Compassion
BikerGirl and I (me?) were having a heart-to-heart, and began to wonder about writing that evokes empathy, and writers who are good at doing it. Or speakers, for that matter. There are books, articles, essays that create that strange feeling, an identity with what is being written about. Situations, people far from our own realities, but these black-on-white words make them part of what we live.
When I lived in that little-town-half-way-across-the-world, my friends used to tease me about living in books. Not literally, but I wanted a taste of what I’d read about - from watercress to walking by the river. It was a longing to do in reality what I had already done when I read Enid Blyton and William Blake, and I indulged it.

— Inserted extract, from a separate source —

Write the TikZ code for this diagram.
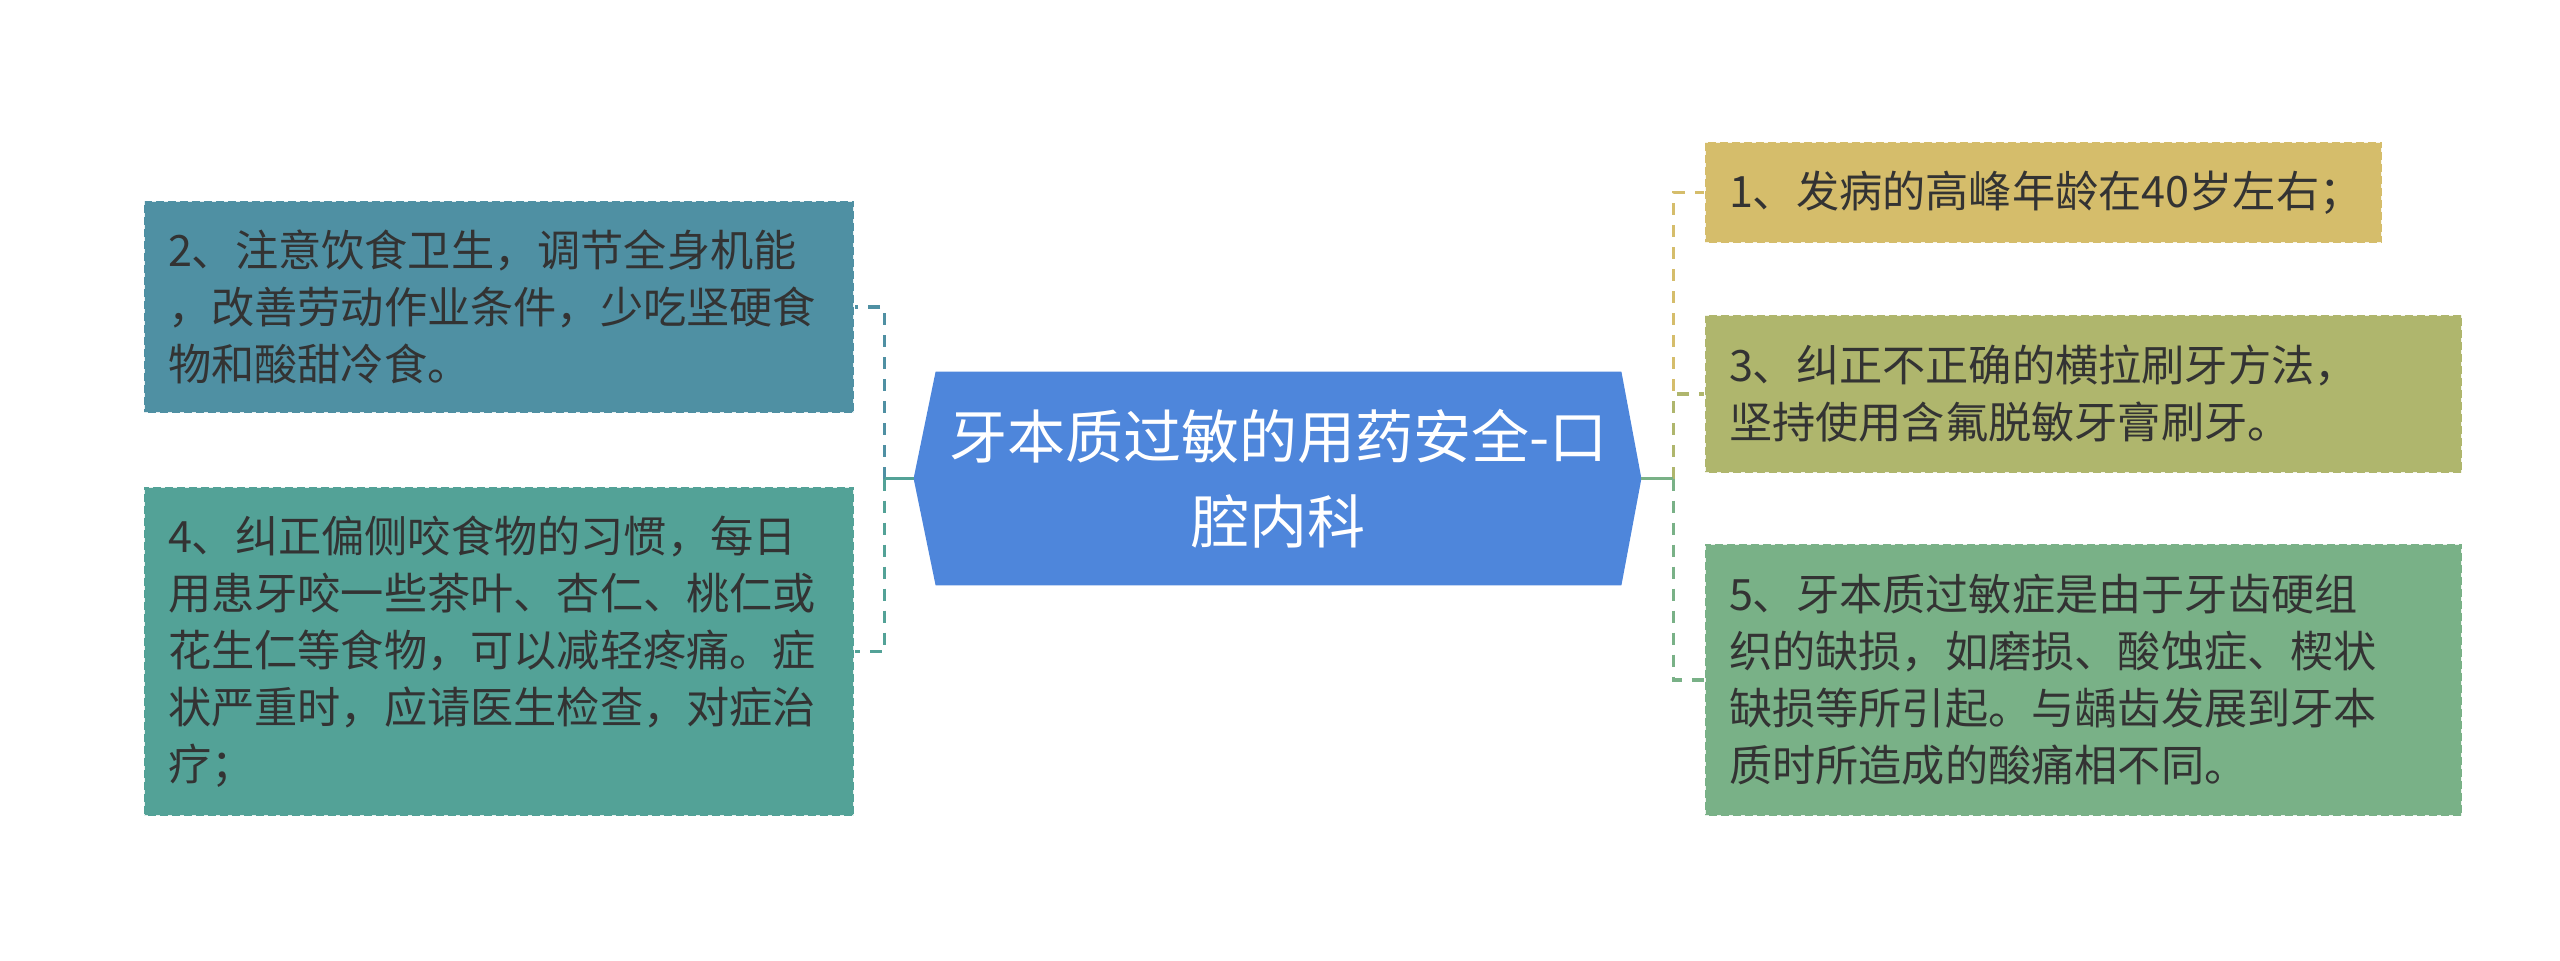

Today, I read Sacred Games or Backlash, and sometimes, I have already lived what I am reading about. But it still has the power to merge my life with what I am reading about, to make me think as they think, share joy and sorrow, anger and frustration, exuberance and incredulity.
I wonder about people who can write like that. Do they feel it more intensely that I do? I am only a reader, after all. Or is it because they distance themselves that they can write like that? I wonder about their everyday lives. Do they participate in the lives of every person they meet, they know or know of, so that I may vicariously take part in the lives of a million others? Or is it because their lives centre only around themselves that they can create a million characters for me to empathise with?